[WRITTEN REQUEST]
The line holding "const totalShare = [2.9, 15.6, 5.7, 18.0, 7.6, 10.1, 6.1];" is the last one to output; start at the first line of the data, keep every line in between exactly, and leave out pictures.

— start of DATASET SECTION —

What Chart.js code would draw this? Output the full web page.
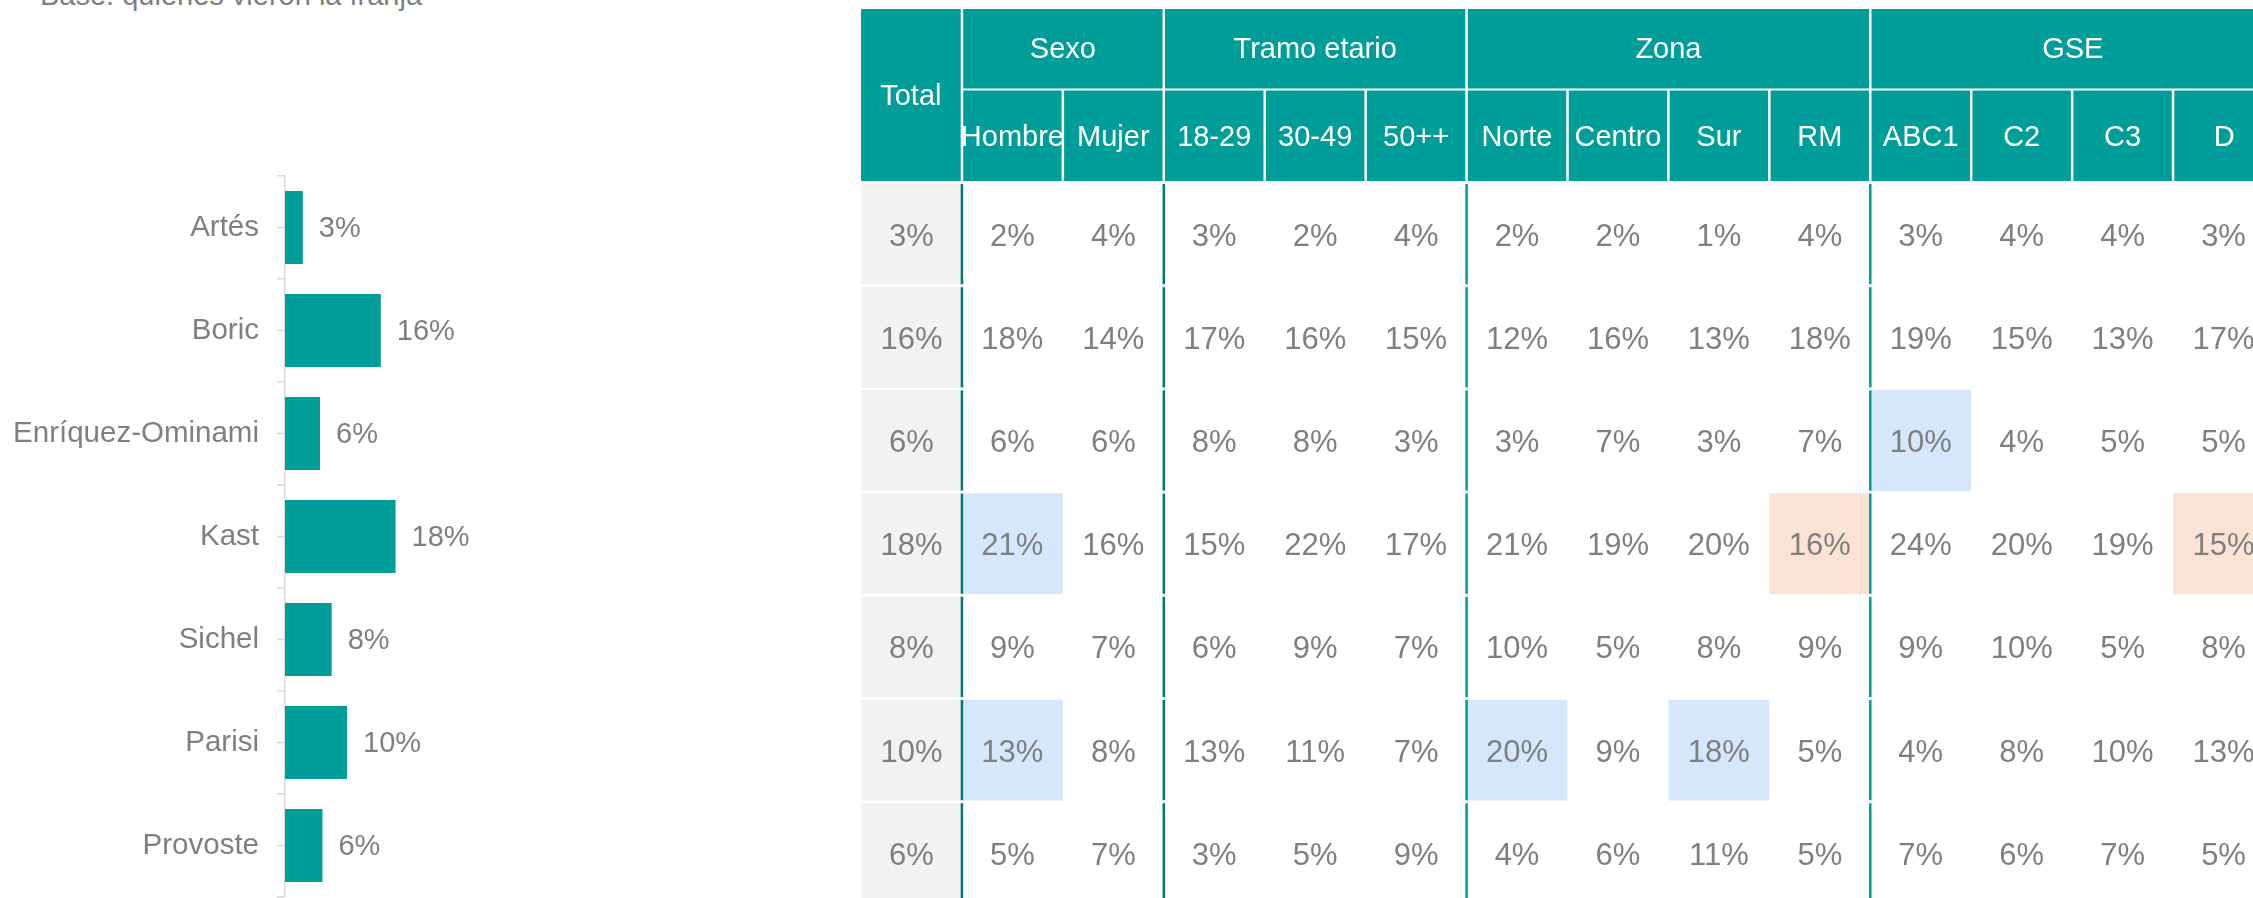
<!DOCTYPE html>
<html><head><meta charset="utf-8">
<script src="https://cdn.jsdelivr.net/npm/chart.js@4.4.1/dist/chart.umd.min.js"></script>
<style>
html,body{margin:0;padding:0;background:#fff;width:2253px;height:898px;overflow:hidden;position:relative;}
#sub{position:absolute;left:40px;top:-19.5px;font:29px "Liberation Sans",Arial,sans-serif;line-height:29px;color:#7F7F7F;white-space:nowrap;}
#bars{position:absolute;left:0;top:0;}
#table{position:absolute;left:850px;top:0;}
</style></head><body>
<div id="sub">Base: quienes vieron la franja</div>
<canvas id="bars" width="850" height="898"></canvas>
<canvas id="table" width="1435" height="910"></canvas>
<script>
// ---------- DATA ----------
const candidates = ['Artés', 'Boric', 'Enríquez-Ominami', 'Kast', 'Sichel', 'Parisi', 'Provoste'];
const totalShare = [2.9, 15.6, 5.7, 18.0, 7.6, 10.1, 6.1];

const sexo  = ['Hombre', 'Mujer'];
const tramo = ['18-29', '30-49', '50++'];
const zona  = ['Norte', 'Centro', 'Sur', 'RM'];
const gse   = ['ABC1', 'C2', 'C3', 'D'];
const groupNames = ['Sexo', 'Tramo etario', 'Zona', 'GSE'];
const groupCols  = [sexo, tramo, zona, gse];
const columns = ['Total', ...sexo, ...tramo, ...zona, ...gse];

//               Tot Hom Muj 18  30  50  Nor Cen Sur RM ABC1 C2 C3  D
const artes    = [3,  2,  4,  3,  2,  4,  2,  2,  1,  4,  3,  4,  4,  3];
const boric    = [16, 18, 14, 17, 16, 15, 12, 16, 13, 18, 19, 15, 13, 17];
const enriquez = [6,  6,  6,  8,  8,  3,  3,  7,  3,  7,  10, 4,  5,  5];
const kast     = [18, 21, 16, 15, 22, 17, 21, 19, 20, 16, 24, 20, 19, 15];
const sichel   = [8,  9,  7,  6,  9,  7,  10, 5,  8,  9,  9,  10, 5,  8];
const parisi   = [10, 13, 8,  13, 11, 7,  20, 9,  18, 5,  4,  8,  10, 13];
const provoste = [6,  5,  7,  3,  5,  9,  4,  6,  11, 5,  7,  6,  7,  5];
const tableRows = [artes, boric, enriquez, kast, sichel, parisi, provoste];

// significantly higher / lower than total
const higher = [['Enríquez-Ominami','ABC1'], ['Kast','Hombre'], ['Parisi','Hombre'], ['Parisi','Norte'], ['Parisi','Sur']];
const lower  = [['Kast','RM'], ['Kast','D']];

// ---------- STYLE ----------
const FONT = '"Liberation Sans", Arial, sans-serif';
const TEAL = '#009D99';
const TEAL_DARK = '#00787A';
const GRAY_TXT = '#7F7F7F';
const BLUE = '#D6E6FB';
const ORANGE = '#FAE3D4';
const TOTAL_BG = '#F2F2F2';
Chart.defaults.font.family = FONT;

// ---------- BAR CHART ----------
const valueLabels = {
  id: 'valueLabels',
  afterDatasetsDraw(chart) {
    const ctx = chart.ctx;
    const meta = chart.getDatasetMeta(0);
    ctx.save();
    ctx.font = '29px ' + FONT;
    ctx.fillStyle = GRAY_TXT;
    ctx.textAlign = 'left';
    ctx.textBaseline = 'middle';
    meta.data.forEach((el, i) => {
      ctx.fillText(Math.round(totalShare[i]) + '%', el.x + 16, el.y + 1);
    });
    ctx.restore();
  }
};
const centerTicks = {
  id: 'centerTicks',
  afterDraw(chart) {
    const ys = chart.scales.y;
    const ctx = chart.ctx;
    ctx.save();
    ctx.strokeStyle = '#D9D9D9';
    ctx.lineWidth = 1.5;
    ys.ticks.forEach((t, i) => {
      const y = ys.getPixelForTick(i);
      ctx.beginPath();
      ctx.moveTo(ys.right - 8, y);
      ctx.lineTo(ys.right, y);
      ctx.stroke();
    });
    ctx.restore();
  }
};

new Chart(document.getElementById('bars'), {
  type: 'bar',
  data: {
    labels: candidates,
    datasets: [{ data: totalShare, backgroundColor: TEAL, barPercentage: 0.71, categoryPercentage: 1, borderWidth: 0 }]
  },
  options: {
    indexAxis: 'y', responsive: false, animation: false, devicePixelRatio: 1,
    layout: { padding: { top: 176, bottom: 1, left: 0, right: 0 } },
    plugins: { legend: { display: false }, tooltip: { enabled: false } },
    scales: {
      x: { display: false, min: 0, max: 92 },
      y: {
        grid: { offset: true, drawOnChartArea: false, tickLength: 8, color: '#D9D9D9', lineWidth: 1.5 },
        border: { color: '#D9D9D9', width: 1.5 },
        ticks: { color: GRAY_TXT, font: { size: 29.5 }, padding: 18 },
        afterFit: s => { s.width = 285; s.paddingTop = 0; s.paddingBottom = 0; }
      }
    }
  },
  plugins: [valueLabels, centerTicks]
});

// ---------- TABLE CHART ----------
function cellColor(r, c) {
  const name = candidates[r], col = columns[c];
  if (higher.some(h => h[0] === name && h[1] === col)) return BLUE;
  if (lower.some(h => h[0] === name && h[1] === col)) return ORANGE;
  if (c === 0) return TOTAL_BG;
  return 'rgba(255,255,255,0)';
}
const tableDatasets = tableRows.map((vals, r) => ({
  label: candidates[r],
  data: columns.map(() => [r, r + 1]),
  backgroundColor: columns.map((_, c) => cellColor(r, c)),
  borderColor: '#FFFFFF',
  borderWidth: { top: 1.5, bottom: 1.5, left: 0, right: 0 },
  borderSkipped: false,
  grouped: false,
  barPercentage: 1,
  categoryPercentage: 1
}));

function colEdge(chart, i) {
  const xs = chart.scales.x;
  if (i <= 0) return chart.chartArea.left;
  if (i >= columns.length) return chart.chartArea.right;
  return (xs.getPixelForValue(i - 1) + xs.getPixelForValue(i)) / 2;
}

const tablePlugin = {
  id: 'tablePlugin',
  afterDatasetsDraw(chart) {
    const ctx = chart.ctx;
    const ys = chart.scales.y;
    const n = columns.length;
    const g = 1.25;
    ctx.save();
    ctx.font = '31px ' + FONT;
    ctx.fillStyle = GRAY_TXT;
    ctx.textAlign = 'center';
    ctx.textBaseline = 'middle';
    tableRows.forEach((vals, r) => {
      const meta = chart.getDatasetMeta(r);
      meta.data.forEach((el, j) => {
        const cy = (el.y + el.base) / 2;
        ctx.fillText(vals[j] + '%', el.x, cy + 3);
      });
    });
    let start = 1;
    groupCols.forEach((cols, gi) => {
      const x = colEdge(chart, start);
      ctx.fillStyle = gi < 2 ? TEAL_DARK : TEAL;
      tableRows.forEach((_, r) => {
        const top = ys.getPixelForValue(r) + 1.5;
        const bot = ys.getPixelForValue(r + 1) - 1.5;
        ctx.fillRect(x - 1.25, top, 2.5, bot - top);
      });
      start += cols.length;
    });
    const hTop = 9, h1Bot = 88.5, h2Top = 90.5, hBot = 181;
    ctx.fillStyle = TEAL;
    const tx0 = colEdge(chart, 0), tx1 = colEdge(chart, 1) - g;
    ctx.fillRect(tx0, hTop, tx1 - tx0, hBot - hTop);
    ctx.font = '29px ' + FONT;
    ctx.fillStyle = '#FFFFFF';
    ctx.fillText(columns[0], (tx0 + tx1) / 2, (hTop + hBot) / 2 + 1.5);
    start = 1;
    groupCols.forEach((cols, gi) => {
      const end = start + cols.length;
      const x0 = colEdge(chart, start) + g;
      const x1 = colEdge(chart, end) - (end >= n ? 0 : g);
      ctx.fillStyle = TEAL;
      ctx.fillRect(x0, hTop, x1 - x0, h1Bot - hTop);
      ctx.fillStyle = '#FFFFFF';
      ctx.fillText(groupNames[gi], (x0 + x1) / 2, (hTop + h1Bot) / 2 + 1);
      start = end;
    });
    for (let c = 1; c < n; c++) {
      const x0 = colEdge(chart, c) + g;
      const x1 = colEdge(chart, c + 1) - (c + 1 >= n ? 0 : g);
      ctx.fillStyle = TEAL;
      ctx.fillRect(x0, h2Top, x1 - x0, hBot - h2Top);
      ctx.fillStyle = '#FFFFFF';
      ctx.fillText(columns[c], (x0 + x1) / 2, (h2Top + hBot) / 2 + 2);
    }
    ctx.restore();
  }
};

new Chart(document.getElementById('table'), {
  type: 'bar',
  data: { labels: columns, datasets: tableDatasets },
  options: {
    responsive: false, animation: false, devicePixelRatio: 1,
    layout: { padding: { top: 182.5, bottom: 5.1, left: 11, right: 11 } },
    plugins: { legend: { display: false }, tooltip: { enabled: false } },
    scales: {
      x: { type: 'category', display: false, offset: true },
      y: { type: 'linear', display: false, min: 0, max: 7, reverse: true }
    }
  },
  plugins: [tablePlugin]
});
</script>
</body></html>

— end of DATASET SECTION —

[SOLUTION BELOW]
What Chart.js code would draw this? Output the full web page.
<!DOCTYPE html>
<html><head><meta charset="utf-8">
<script src="https://cdn.jsdelivr.net/npm/chart.js@4.4.1/dist/chart.umd.min.js"></script>
<style>
html,body{margin:0;padding:0;background:#fff;width:2253px;height:898px;overflow:hidden;position:relative;}
#sub{position:absolute;left:40px;top:-19.5px;font:29px "Liberation Sans",Arial,sans-serif;line-height:29px;color:#7F7F7F;white-space:nowrap;}
#bars{position:absolute;left:0;top:0;}
#table{position:absolute;left:850px;top:0;}
</style></head><body>
<div id="sub">Base: quienes vieron la franja</div>
<canvas id="bars" width="850" height="898"></canvas>
<canvas id="table" width="1435" height="910"></canvas>
<script>
// ---------- DATA ----------
const candidates = ['Artés', 'Boric', 'Enríquez-Ominami', 'Kast', 'Sichel', 'Parisi', 'Provoste'];
const totalShare = [2.9, 15.6, 5.7, 18.0, 7.6, 10.1, 6.1];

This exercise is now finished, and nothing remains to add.